3. Having a seat at the table may mean that learning becomes the default solution for every glitch in business performance. Leaders can become too narrowly focused on training as the end solution and not look to other potential issues, such as lack of critical talent, low process integrity or poor management.
4. If the CLO has a seat at the table, the learning organization had better be performing very well — and not only on current needs, but on anticipated ones. Anticipatory achievement is much preferred to serving as the sitting duck for discussions about ineffective performance management.
5. CLOs must be prepared for crazy ideas and perspectives that can arise at the table. These ideas run the gamut from a strategic redirection of resources — i.e., “Do you really need all your funding?” — to more tactical concerns regarding the use of blue tape in the training center. The good news here is the involvement of business leaders in the learning space; the bad news here is the involvement of business leaders in the learning space.

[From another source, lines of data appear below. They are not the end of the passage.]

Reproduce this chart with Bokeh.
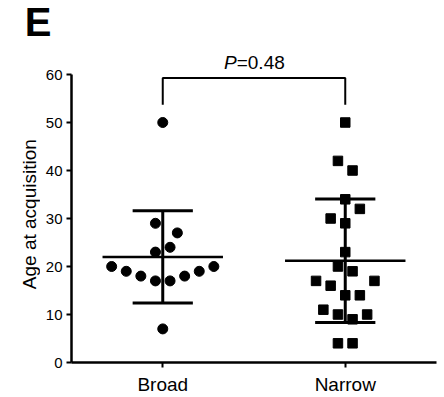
import numpy as np
from bokeh.plotting import figure
from bokeh.layouts import column, row
from bokeh.models import FixedTicker, Range1d
from bokeh.core.properties import value
from bokeh.embed import file_html
from bokeh.resources import INLINE

# ---- data ----
categories = ["Broad", "Narrow"]
broad_ages = [50, 29, 27, 24, 23, 20, 19, 18, 17, 17, 18, 19, 20, 7]
broad_jitter = [0, -0.5, 1, 0.5, -0.5, -3.5, -2.5, -1.5, -0.5, 0.5, 1.5, 2.5, 3.5, 0]
narrow_ages = [50, 42, 40, 34, 32, 30, 29, 23, 20, 19, 17, 16, 17, 14, 14, 11, 10, 9, 10, 4, 4]
narrow_jitter = [0, -0.5, 0.5, 0, 1, -1, 0, 0, -0.5, 0.5, -2, -1, 2, 0, 1, -1.5, -0.5, 0.5, 1.5, -0.5, 0.5]
y_ticks = [0, 10, 20, 30, 40, 50, 60]
y_label = "Age at acquisition"
p_value = "0.48"
panel_letter = "E"

FONT = "Liberation Sans"
STEP = 0.08            # horizontal spacing of swarm points (x units)
positions = [1, 2]

# layout (pixels)
W = 442
LAB_W = 40             # strip holding the y-axis title
LEFT, RIGHT = 71, 6    # frame left edge on the page, right border
TOP_H = 46             # header strip holding the panel letter
MAIN_H = 351
MAIN_BOTTOM = 35
AXIS_TOP_PX = 74       # page y of the value 60
X0, X1 = 0.5, 2.5
Y0, Y1 = 0, 60

frame_w = W - LEFT - RIGHT
frame_h = MAIN_H - MAIN_BOTTOM
px_per_x = frame_w / (X1 - X0)
px_per_y = (TOP_H + frame_h - AXIS_TOP_PX) / (Y1 - Y0)
Y_END = Y0 + frame_h / px_per_y


def bare(fig):
    fig.axis.visible = False
    fig.xgrid.visible = False
    fig.ygrid.visible = False
    fig.outline_line_color = None
    fig.background_fill_color = "white"
    fig.border_fill_color = "white"


p = figure(width=W - LAB_W, height=MAIN_H, x_range=Range1d(X0, X1), y_range=Range1d(Y0, Y_END),
           output_backend="svg", toolbar_location=None, title=None,
           min_border_left=LEFT - LAB_W, min_border_top=0, min_border_right=RIGHT,
           min_border_bottom=MAIN_BOTTOM)
p.background_fill_color = "white"
p.border_fill_color = "white"
p.outline_line_color = None
p.xgrid.visible = False
p.ygrid.visible = False

for ax in (p.xaxis[0], p.yaxis[0]):
    ax.axis_line_width = 2.5
    ax.axis_line_color = "black"
    ax.major_tick_line_width = 2
    ax.major_tick_line_color = "black"
    ax.major_tick_out = 5
    ax.major_tick_in = 0
    ax.minor_tick_line_color = None
    ax.major_label_text_font = FONT
    ax.major_label_text_color = "black"

p.xaxis.ticker = FixedTicker(ticks=positions)
p.xaxis.major_label_overrides = {pos: c for pos, c in zip(positions, categories)}
p.xaxis.major_label_text_font_size = "19px"
p.xaxis.major_label_standoff = 6

p.yaxis.ticker = FixedTicker(ticks=y_ticks)
p.yaxis.bounds = (Y0, Y1)
p.yaxis.major_label_text_font_size = "15px"
p.yaxis.major_label_standoff = 4

groups = [(broad_ages, broad_jitter, "circle", 10), (narrow_ages, narrow_jitter, "square", 9.5)]
for pos, (ages, jit, marker, size) in zip(positions, groups):
    xs = [pos + j * STEP for j in jit]
    p.scatter(xs, ages, marker=marker, size=size, color="black")
    m = float(np.mean(ages))
    sd = float(np.std(ages, ddof=1))
    p.segment(x0=[pos - 0.33], x1=[pos + 0.33], y0=[m], y1=[m], line_width=2.5, line_color="black")
    p.segment(x0=[pos], x1=[pos], y0=[m - sd], y1=[m + sd], line_width=3, line_color="black")
    p.segment(x0=[pos - 0.165, pos - 0.165], x1=[pos + 0.165, pos + 0.165],
              y0=[m - sd, m + sd], y1=[m - sd, m + sd], line_width=3, line_color="black")

# significance bracket and P value
p.line([positions[0], positions[0], positions[1], positions[1]], [53.7, 59.25, 59.25, 53.7],
       line_width=2, line_color="black")
mid = (positions[0] + positions[1]) / 2
p.text(x=[mid], y=[62.56], text=["P"], x_offset=-30, text_font=value(FONT),
       text_font_size="19px", text_font_style="italic", text_baseline="middle",
       text_align="left", text_color="black")
p.text(x=[mid], y=[62.56], text=["=" + p_value], x_offset=-17.3, text_font=value(FONT),
       text_font_size="19px", text_baseline="middle", text_align="left", text_color="black")

# y-axis title strip (same y data coordinates as the plot)
lab = figure(width=LAB_W, height=MAIN_H, x_range=Range1d(0, LAB_W),
             y_range=Range1d(Y0 - MAIN_BOTTOM / px_per_y, Y_END),
             output_backend="svg", toolbar_location=None, title=None,
             min_border_left=0, min_border_right=0, min_border_top=0, min_border_bottom=0)
bare(lab)
lab.text(x=[29], y=[30.9], text=[y_label], angle=np.pi / 2, text_font=value(FONT),
         text_font_size="19px", text_baseline="middle", text_align="center", text_color="black")

# header strip with the panel letter
top = figure(width=W, height=TOP_H,
             x_range=Range1d(X0 - LEFT / px_per_x, X1 + RIGHT / px_per_x),
             y_range=Range1d(Y1 + (AXIS_TOP_PX - TOP_H) / px_per_y, Y1 + AXIS_TOP_PX / px_per_y),
             output_backend="svg", toolbar_location=None, title=None,
             min_border_left=0, min_border_right=0, min_border_top=0, min_border_bottom=0)
bare(top)
top.text(x=[0.244], y=[71.0], text=[panel_letter], text_font=value(FONT), text_font_size="40px",
         text_font_style="bold", text_baseline="middle", text_align="left", text_color="black")

layout = column(row(top), row(row(lab), p, spacing=0), spacing=0)
open("out.html", "w").write(file_html(layout, INLINE))
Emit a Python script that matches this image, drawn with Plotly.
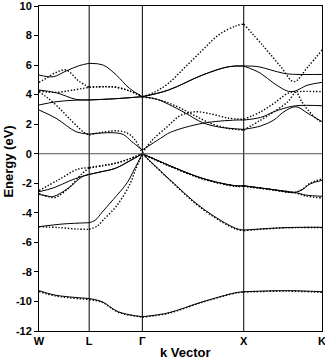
import plotly.graph_objects as go

# high-symmetry points (k position along path, label)
K_NODES = [0, 50, 103, 204, 282]
K_LABELS = ["W", "L", "Γ", "X", "K"]
Y_TICKS = [-12, -10, -8, -6, -4, -2, 0, 2, 4, 6, 8, 10]

# ---------- solid-line calculation: bands, each a list of legs (W-L, L-Γ, Γ-X, X-K) ----------
S_CORE = [[(0, -9.27), (16, -9.57), (50, -9.8)],
          [(50, -9.8), (63, -10.02), (79, -10.7), (103, -11.03)],
          [(103, -11.03), (129, -10.77), (163, -10.02), (196, -9.41), (204, -9.34)],
          [(204, -9.34), (246, -9.27), (282, -9.34)]]
S_VAL1 = [[(0, -4.94), (25, -4.75), (50, -4.67)],
          [(50, -4.67), (56, -4.5), (63, -3.95), (74, -3.1), (88, -1.95), (95, -1.05), (103, 0)],
          [(103, 0), (129, -1.67), (163, -3.7), (196, -5.05), (204, -5.17)],
          [(204, -5.17), (246, -5.0), (282, -4.98)]]
S_VAL2 = [[(0, -2.57), (15, -2.3), (30, -1.85), (42, -1.55), (50, -1.4)],
          [(50, -1.4), (62, -1.22), (76, -0.99), (90, -0.5), (103, 0)],
          [(103, 0), (129, -0.77), (163, -1.67), (196, -2.17), (204, -2.17)],
          [(204, -2.17), (230, -2.4), (254, -2.62), (262, -2.45), (270, -2.05), (282, -1.8)]]
S_VAL3 = [[(0, -2.75), (8, -2.86), (14, -2.9), (29, -2.34), (43, -1.56), (50, -1.4)],
          [(50, -1.4), (62, -1.22), (76, -0.99), (90, -0.5), (103, 0)],
          [(103, 0), (129, -0.77), (163, -1.67), (196, -2.17), (204, -2.17)],
          [(204, -2.17), (230, -2.4), (256, -2.64), (266, -2.8), (282, -2.88)]]
S_CON1 = [[(0, 2.96), (17, 2.4), (37, 1.49), (50, 1.33)],
          [(50, 1.33), (62, 1.4), (74, 1.42), (84, 1.3), (92, 0.85), (103, 0.25)],
          [(103, 0.25), (121, 1.04), (131, 1.45), (163, 2.06), (196, 2.28), (204, 2.28)],
          [(204, 2.28), (221, 2.46), (234, 2.84), (244, 3.07), (256, 3.25), (282, 3.25)]]
S_CON2 = [[(0, 3.3), (17, 3.52), (35, 3.62), (50, 3.64)],
          [(50, 3.64), (75, 3.72), (103, 3.86)],
          [(103, 3.86), (118, 3.68), (129, 3.35), (146, 2.75), (163, 2.1), (180, 1.8), (204, 1.65)],
          [(204, 1.65), (221, 1.88), (234, 2.28), (244, 2.84), (256, 3.18), (268, 2.73), (282, 2.17)]]
S_CON3 = [[(0, 4.31), (17, 4.13), (37, 3.68), (50, 3.64)],
          [(50, 3.64), (75, 3.72), (103, 3.86)],
          [(103, 3.86), (129, 4.31), (163, 5.33), (189, 5.89), (204, 5.94)],
          [(204, 5.94), (221, 5.44), (234, 4.77), (251, 4.2), (268, 4.65), (282, 4.83)]]
S_CON4 = [[(0, 5.33), (14, 5.21), (27, 5.6), (40, 5.96), (50, 6.12)],
          [(50, 6.12), (64, 6.0), (77, 5.33), (90, 4.43), (103, 3.86)],
          [(103, 3.86), (129, 4.31), (163, 5.33), (189, 5.89), (204, 5.94)],
          [(204, 5.94), (218, 5.9), (231, 5.67), (244, 5.44), (256, 5.37), (282, 5.37)]]

# ---------- dotted-line calculation ----------
D_CORE = [[(0, -9.33), (16, -9.62), (50, -9.87)],
          [(50, -9.87), (63, -10.06), (79, -10.73), (103, -11.06)],
          [(103, -11.06), (129, -10.8), (163, -10.05), (196, -9.43), (204, -9.37)],
          [(204, -9.37), (246, -9.3), (282, -9.38)]]
D_VAL1 = [[(0, -4.94), (20, -5.0), (38, -5.1), (50, -5.12)],
          [(50, -5.12), (58, -4.9), (64, -4.49), (78, -3.47), (91, -2.0), (96, -1.1), (103, 0)],
          [(103, 0), (129, -1.7), (163, -3.75), (196, -5.1), (204, -5.2)],
          [(204, -5.2), (246, -5.02), (282, -5.0)]]
D_VAL2 = [[(0, -2.5), (19, -1.78), (39, -1.04), (50, -0.95)],
          [(50, -0.95), (64, -0.8), (76, -0.65), (90, -0.35), (103, 0)],
          [(103, 0), (129, -0.8), (163, -1.7), (196, -2.2), (204, -2.2)],
          [(204, -2.2), (230, -2.42), (254, -2.62), (262, -2.42), (270, -2.0), (282, -1.7)]]
D_VAL3 = [[(0, -2.7), (10, -2.92), (16, -2.96), (30, -2.3), (42, -1.4), (50, -0.95)],
          [(50, -0.95), (64, -0.8), (76, -0.65), (90, -0.35), (103, 0)],
          [(103, 0), (129, -0.8), (163, -1.7), (196, -2.2), (204, -2.2)],
          [(204, -2.2), (230, -2.42), (256, -2.66), (266, -2.86), (282, -3.0)]]
D_CON1 = [[(0, 4.2), (7, 3.86), (17, 3.3), (30, 2.4), (44, 1.49), (50, 1.27)],
          [(50, 1.27), (63, 1.45), (78, 1.55), (88, 1.4), (95, 1.0), (103, 0.05)],
          [(103, 0.05), (113, 0.93), (129, 1.9), (140, 2.55), (155, 2.84), (171, 2.7), (188, 2.42), (204, 2.33)],
          [(204, 2.33), (221, 2.84), (234, 3.41), (248, 4.09), (256, 4.2), (282, 4.2)]]
D_CON2 = [[(0, 4.25), (17, 4.15), (33, 4.3), (50, 4.5)],
          [(50, 4.5), (66, 4.54), (77, 4.5), (90, 4.25), (103, 3.86)],
          [(103, 3.86), (121, 3.63), (138, 3.18), (154, 2.62), (171, 2.06), (188, 1.72), (204, 1.6)],
          [(204, 1.6), (221, 2.28), (234, 2.84), (248, 3.52), (256, 4.15), (262, 3.5), (268, 2.96), (278, 2.28), (282, 2.17)]]
D_CON3 = [[(0, 4.83), (8, 5.15), (17, 5.5), (27, 5.67), (40, 4.9), (50, 4.5)],
          [(50, 4.5), (66, 4.54), (77, 4.5), (90, 4.25), (103, 3.86)],
          [(103, 3.86), (116, 4.2), (129, 4.77), (146, 5.89), (163, 7.02), (179, 8.04), (196, 8.65), (204, 8.78)],
          [(204, 8.78), (224, 7.25), (241, 5.89), (254, 4.88), (268, 5.89), (282, 7.02)]]

SOLID_BANDS = [S_CORE, S_VAL1, S_VAL2, S_VAL3, S_CON1, S_CON2, S_CON3, S_CON4]
DOTTED_BANDS = [D_CORE, D_VAL1, D_VAL2, D_VAL3, D_CON1, D_CON2, D_CON3]


def flatten(bands):
    xs, ys = [], []
    for band in bands:
        for leg in band:
            for k, e in leg:
                xs.append(k)
                ys.append(e)
            xs.append(None)
            ys.append(None)
    return xs, ys


fig = go.Figure()
sx, sy = flatten(SOLID_BANDS)
dx, dy = flatten(DOTTED_BANDS)
fig.add_trace(go.Scatter(x=dx, y=dy, mode="lines", connectgaps=False,
                         line=dict(color="black", width=1.4, dash="1.4px,1.8px", shape="spline", smoothing=1.0),
                         showlegend=False, hoverinfo="skip"))
fig.add_trace(go.Scatter(x=sx, y=sy, mode="lines", connectgaps=False,
                         line=dict(color="black", width=1, shape="spline", smoothing=1.0),
                         showlegend=False, hoverinfo="skip"))

shapes = []
for k in K_NODES[1:-1]:
    shapes.append(dict(type="line", xref="x", yref="paper", x0=k, x1=k, y0=0, y1=1,
                       line=dict(color="black", width=1)))
shapes.append(dict(type="line", xref="paper", yref="y", x0=0, x1=1, y0=0, y1=0,
                   line=dict(color="#555555", width=1)))

FONT = "Liberation Sans, Arial, sans-serif"
fig.update_layout(
    width=325, height=360,
    margin=dict(l=39, r=3, t=6, b=29),
    paper_bgcolor="white", plot_bgcolor="white",
    shapes=shapes,
    xaxis=dict(range=[K_NODES[0], K_NODES[-1]], tickmode="array", tickvals=K_NODES, ticktext=K_LABELS,
               showgrid=False, zeroline=False, showline=True, mirror=True, linecolor="black", linewidth=1,
               ticks="", ticklabeloverflow="allow",
               tickfont=dict(family=FONT, size=11, color="black", weight="bold"),
               automargin=False, fixedrange=True),
    yaxis=dict(range=[-12, 10], tickmode="array", tickvals=Y_TICKS, ticktext=[str(v) for v in Y_TICKS],
               showgrid=False, zeroline=False, showline=True, mirror=True, linecolor="black", linewidth=1,
               ticks="outside", ticklen=4, tickcolor="black", ticklabeloverflow="allow",
               tickfont=dict(family=FONT, size=11, color="black", weight="bold"),
               automargin=False, fixedrange=True),
    annotations=[
        dict(text="k Vector", xref="paper", yref="paper", x=0.5177, y=-0.066, showarrow=False,
             xanchor="center", yanchor="middle", font=dict(family=FONT, size=13, color="black", weight="bold")),
        dict(text="Energy (eV)", xref="paper", yref="paper", x=-0.111, y=0.52, showarrow=False, textangle=-90,
             xanchor="center", yanchor="middle", font=dict(family=FONT, size=13, color="black", weight="bold")),
    ],
)

fig.write_html("out.html", config={"displayModeBar": False},
               post_script="document.body.style.margin='0';document.body.style.overflow='hidden';")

6. There is some advantage to being absent from a table in that it may provide the strategic freedom needed to drive learning without the encumbrance of narrow business or HR rules. That said, there is a right time for this behavior and a not-so-right time. Use this at your own risk.
7. There is one table at which the CLO must have a seat — and a good seat at that. Regardless of how the learning function is structured in relationship to talent and HR, any table focused on talent management and human capital should be led or co-chaired by the CLO.
Each CLO will need to define which tables are right to participate in. But it is important to remember that “a seat” is less important than the overall set of behaviors and actions required to serve effectively as the company’s most senior learning leader. Serving as the focal point or hub of an enterprisewide learning and development network is the more important goal.